» THE EXERCISE
Wherever the word "this" turns up in a line of the entries, copy that line.

» DATASET ROWS
↓

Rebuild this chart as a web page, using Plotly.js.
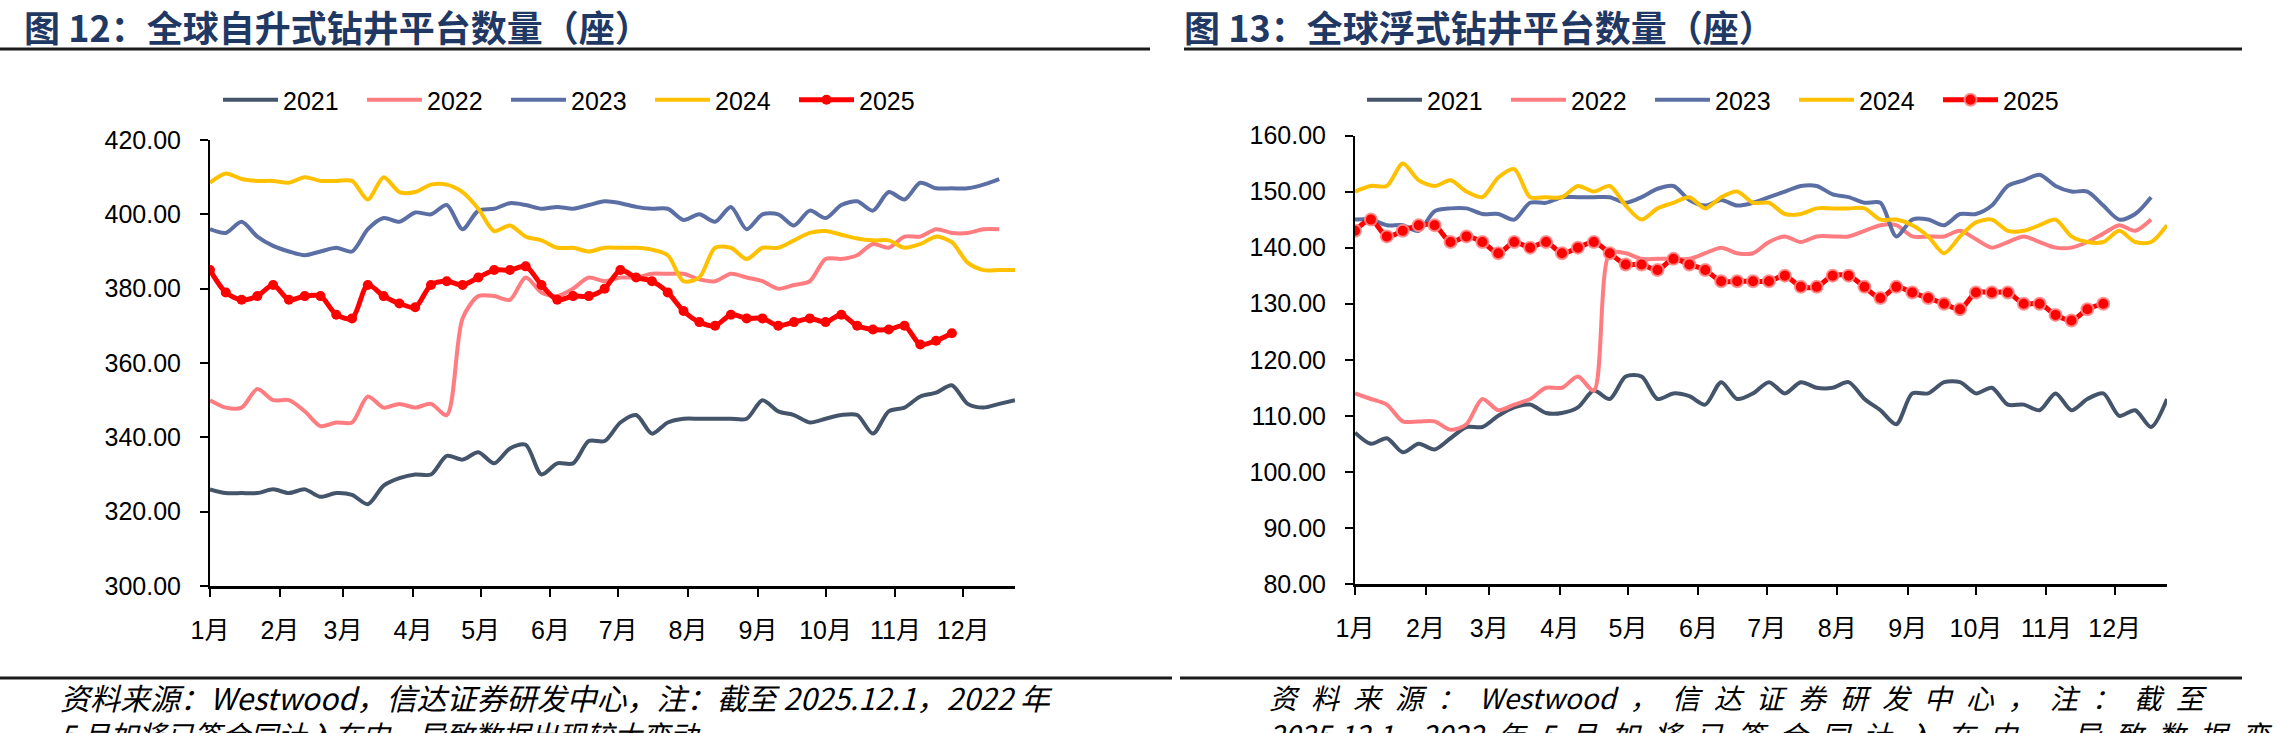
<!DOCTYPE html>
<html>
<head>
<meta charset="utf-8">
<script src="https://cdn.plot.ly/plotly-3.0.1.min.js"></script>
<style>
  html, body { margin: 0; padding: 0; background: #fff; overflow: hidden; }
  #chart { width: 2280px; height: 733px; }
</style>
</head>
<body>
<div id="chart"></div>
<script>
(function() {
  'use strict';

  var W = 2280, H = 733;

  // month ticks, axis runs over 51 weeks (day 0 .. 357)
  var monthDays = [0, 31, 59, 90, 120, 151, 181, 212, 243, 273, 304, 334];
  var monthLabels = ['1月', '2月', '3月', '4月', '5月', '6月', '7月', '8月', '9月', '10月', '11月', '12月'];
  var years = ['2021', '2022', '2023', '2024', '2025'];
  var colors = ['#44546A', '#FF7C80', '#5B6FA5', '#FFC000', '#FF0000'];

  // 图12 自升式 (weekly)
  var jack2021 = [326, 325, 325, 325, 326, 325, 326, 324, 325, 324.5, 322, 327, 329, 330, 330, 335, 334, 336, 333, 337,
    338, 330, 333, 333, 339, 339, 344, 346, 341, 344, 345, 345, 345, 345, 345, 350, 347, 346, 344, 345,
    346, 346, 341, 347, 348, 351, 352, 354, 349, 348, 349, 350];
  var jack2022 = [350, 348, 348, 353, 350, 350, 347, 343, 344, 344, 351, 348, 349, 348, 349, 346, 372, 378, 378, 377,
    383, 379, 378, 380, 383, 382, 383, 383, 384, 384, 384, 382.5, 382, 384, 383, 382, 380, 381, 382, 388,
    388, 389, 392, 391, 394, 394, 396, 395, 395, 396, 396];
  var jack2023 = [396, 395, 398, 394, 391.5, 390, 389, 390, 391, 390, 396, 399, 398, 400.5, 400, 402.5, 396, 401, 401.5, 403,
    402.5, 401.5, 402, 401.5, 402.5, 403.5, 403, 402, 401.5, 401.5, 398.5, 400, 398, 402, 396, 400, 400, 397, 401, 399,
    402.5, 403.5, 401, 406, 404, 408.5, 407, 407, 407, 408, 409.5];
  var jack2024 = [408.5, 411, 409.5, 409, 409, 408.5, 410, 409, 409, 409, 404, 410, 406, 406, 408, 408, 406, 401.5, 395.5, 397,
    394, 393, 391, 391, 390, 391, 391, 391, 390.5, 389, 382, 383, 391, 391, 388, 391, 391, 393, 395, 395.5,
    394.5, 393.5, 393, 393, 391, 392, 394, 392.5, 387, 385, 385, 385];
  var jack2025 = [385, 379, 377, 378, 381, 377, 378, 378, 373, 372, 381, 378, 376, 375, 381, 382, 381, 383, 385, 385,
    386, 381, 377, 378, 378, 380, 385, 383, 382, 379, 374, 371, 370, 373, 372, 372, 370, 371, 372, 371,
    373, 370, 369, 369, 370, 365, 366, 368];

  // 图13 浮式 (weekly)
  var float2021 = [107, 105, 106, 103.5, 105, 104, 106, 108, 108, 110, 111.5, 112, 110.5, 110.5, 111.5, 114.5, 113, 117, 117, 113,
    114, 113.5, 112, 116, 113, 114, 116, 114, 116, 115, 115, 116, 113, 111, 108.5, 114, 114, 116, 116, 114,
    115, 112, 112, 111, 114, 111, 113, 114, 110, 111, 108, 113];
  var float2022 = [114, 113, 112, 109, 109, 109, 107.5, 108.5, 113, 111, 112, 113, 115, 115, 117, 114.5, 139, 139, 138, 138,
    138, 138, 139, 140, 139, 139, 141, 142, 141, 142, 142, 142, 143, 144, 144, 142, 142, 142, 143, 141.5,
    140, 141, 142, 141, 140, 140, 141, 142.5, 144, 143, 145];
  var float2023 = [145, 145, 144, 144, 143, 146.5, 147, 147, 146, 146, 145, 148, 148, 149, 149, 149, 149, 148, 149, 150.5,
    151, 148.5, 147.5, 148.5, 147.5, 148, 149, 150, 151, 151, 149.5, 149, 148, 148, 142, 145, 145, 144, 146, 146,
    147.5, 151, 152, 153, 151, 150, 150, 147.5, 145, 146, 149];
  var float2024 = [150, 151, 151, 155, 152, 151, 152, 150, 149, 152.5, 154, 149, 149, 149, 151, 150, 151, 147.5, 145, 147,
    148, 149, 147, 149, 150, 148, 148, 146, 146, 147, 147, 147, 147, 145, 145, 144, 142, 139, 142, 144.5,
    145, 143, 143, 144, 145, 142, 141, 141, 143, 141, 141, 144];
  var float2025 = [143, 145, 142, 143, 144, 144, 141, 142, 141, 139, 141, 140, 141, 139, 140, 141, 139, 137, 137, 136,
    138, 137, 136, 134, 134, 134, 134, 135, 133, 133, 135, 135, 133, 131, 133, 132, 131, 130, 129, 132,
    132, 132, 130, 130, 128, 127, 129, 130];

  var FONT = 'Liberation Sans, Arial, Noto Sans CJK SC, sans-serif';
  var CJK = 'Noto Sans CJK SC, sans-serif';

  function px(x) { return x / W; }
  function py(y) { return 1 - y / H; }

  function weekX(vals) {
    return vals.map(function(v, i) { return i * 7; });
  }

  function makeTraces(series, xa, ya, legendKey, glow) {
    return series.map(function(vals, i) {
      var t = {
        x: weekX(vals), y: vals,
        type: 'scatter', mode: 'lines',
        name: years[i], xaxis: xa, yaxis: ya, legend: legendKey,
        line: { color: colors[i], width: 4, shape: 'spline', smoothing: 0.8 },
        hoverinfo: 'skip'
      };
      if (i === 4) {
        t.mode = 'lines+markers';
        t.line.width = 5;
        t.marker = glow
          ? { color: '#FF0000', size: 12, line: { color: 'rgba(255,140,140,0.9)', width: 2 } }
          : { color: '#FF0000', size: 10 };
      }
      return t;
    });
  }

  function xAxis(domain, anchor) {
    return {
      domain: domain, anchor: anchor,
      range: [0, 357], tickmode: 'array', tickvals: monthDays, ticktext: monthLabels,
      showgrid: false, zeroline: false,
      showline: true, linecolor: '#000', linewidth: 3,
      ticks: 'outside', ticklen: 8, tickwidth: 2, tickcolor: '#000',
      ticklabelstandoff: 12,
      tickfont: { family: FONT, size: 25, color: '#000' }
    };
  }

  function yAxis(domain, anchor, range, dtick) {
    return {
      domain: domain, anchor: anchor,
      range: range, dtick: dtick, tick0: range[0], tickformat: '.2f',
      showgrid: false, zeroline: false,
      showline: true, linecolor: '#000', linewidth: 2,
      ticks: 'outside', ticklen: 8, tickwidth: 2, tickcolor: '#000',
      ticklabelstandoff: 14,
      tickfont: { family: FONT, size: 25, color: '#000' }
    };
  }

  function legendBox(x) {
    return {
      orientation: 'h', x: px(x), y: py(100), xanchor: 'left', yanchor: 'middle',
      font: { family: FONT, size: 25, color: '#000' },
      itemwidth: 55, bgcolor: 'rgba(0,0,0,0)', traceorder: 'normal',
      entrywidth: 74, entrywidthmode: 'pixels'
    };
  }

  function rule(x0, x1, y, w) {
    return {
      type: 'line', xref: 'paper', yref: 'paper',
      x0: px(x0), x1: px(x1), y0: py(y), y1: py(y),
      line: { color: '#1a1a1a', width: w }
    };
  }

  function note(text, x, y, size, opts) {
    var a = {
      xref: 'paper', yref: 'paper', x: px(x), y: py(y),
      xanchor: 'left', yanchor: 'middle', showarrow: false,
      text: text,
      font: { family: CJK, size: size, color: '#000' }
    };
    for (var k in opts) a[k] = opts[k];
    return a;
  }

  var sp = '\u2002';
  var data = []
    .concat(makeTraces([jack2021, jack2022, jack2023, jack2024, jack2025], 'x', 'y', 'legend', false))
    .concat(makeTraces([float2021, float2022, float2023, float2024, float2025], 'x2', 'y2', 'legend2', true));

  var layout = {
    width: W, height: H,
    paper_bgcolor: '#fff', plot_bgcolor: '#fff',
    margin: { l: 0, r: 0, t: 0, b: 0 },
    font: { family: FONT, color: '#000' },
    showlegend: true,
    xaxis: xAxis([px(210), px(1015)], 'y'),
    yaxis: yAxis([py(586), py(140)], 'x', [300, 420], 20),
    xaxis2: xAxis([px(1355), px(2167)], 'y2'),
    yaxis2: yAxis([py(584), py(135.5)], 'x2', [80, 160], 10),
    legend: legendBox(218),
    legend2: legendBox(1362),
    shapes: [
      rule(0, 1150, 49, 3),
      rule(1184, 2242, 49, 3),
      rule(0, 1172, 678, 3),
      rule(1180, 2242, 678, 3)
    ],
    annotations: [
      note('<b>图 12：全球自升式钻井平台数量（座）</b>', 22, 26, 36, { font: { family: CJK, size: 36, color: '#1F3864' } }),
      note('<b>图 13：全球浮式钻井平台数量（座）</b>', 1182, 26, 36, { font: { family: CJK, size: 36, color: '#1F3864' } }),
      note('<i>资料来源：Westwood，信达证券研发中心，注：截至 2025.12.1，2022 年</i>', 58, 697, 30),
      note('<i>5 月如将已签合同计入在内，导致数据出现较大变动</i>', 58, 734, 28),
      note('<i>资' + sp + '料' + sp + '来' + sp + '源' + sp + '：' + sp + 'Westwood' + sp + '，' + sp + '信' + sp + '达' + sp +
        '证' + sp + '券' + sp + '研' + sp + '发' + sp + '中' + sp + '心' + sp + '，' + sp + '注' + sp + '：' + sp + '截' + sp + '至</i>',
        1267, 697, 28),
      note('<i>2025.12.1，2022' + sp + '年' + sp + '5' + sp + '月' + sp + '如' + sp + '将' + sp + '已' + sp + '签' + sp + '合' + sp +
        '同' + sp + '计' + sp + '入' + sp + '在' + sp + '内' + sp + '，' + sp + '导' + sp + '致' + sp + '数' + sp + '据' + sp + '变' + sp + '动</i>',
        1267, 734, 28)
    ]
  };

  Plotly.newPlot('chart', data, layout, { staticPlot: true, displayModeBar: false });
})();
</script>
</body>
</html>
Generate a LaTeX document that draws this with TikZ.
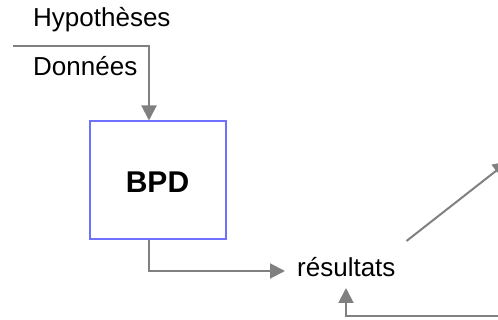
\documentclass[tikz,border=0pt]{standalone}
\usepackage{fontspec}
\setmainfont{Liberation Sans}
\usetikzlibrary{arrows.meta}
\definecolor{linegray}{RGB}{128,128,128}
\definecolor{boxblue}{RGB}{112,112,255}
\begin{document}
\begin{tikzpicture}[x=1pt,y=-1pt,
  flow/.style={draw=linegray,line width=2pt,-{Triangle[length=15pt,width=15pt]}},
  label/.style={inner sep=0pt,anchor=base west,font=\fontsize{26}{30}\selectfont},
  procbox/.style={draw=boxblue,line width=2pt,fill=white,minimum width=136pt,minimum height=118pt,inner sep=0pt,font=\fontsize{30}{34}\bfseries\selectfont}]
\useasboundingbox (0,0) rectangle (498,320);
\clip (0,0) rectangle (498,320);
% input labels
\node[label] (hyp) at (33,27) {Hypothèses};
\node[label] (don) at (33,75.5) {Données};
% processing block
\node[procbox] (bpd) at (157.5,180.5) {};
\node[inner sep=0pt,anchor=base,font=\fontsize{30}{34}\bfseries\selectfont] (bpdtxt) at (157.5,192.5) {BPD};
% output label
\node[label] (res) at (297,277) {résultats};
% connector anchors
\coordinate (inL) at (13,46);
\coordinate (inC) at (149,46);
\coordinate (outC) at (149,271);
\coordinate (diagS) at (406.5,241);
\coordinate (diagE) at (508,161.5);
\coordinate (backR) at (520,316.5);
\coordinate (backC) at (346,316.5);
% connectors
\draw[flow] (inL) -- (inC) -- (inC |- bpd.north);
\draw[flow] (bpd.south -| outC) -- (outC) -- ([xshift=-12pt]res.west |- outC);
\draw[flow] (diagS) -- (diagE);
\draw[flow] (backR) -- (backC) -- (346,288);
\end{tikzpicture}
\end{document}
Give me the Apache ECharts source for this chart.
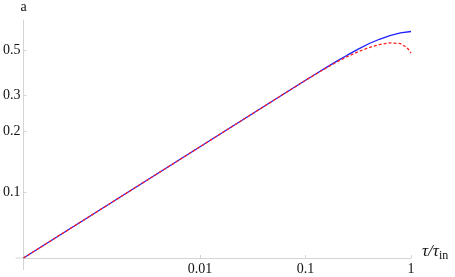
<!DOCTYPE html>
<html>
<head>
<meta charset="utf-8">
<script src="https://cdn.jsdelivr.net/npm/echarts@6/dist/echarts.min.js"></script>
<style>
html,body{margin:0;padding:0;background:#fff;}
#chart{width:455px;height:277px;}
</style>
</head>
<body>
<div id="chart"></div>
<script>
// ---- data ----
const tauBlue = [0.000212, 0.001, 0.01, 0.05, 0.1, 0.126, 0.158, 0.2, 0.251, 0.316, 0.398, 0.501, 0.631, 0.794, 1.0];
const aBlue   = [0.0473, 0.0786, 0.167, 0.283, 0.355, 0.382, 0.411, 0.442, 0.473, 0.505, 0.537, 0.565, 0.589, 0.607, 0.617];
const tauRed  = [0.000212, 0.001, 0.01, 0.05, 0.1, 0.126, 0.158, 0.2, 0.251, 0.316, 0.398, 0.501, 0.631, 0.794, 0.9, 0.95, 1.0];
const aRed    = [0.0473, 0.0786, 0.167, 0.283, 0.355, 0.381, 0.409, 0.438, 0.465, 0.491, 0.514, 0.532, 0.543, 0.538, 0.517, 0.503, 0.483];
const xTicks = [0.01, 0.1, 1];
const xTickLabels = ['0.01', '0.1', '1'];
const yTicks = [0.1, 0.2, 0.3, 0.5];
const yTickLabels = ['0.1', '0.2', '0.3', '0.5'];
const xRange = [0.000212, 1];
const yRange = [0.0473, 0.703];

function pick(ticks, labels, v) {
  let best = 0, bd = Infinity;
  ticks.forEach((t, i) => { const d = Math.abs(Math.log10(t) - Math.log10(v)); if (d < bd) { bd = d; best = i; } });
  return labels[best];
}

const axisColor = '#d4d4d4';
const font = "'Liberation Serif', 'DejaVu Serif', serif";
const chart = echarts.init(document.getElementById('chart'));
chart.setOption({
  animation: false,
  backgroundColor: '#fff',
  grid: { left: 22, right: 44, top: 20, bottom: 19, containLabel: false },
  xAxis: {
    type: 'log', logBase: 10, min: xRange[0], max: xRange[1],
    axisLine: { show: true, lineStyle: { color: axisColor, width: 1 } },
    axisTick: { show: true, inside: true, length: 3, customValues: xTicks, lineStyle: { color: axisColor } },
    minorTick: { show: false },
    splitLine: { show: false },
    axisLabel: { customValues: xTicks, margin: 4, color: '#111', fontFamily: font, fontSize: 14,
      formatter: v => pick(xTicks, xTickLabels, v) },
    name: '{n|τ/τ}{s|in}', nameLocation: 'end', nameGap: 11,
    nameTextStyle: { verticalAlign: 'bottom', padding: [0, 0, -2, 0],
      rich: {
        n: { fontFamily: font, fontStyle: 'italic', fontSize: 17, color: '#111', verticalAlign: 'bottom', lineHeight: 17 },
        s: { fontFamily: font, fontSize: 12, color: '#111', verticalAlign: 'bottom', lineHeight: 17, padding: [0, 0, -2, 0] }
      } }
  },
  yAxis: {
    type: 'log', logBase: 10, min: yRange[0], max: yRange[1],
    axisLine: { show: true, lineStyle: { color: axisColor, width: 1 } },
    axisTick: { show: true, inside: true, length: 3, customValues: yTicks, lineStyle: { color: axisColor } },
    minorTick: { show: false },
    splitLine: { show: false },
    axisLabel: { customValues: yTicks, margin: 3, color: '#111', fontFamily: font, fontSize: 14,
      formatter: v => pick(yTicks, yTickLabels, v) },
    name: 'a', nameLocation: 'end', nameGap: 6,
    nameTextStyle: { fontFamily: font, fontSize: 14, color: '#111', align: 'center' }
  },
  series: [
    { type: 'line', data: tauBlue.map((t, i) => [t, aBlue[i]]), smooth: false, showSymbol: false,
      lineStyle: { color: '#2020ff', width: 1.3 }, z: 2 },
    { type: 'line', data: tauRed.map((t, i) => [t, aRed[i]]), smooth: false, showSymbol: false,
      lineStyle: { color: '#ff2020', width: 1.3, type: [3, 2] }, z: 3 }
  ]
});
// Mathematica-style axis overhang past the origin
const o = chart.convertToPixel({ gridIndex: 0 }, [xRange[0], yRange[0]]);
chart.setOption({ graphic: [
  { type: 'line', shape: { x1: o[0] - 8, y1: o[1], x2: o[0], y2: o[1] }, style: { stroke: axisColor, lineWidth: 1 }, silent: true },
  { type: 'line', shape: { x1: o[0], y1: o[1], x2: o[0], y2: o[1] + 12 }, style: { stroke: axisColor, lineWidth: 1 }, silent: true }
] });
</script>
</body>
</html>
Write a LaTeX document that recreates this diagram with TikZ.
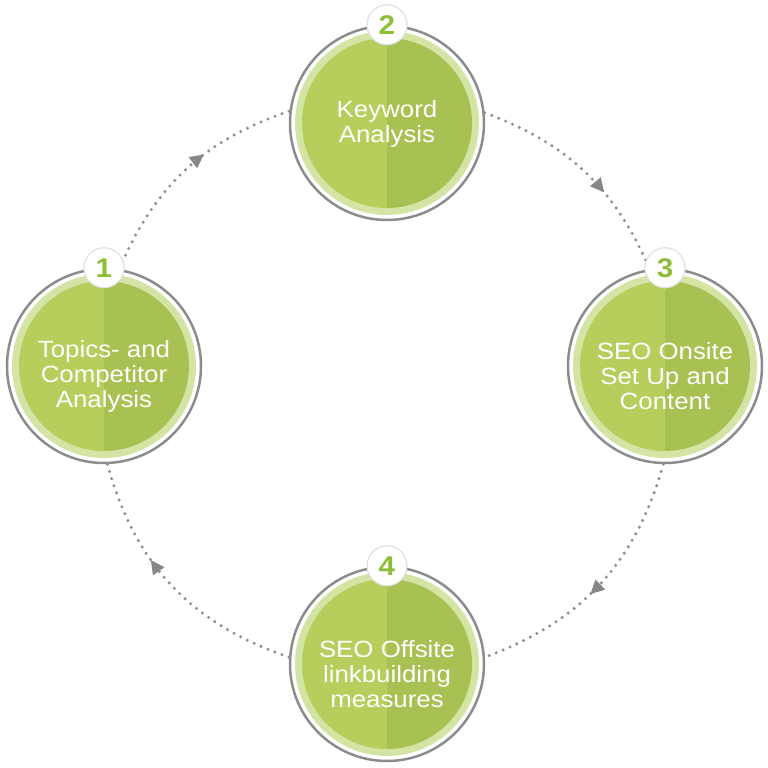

↑

» REPLY
Rebuild this chart as a web page, using Plotly.js.
Generate a LaTeX document that draws this with TikZ.
Give me the Apache ECharts source for this chart.
Write a LaTeX document that recreates this diagram with TikZ.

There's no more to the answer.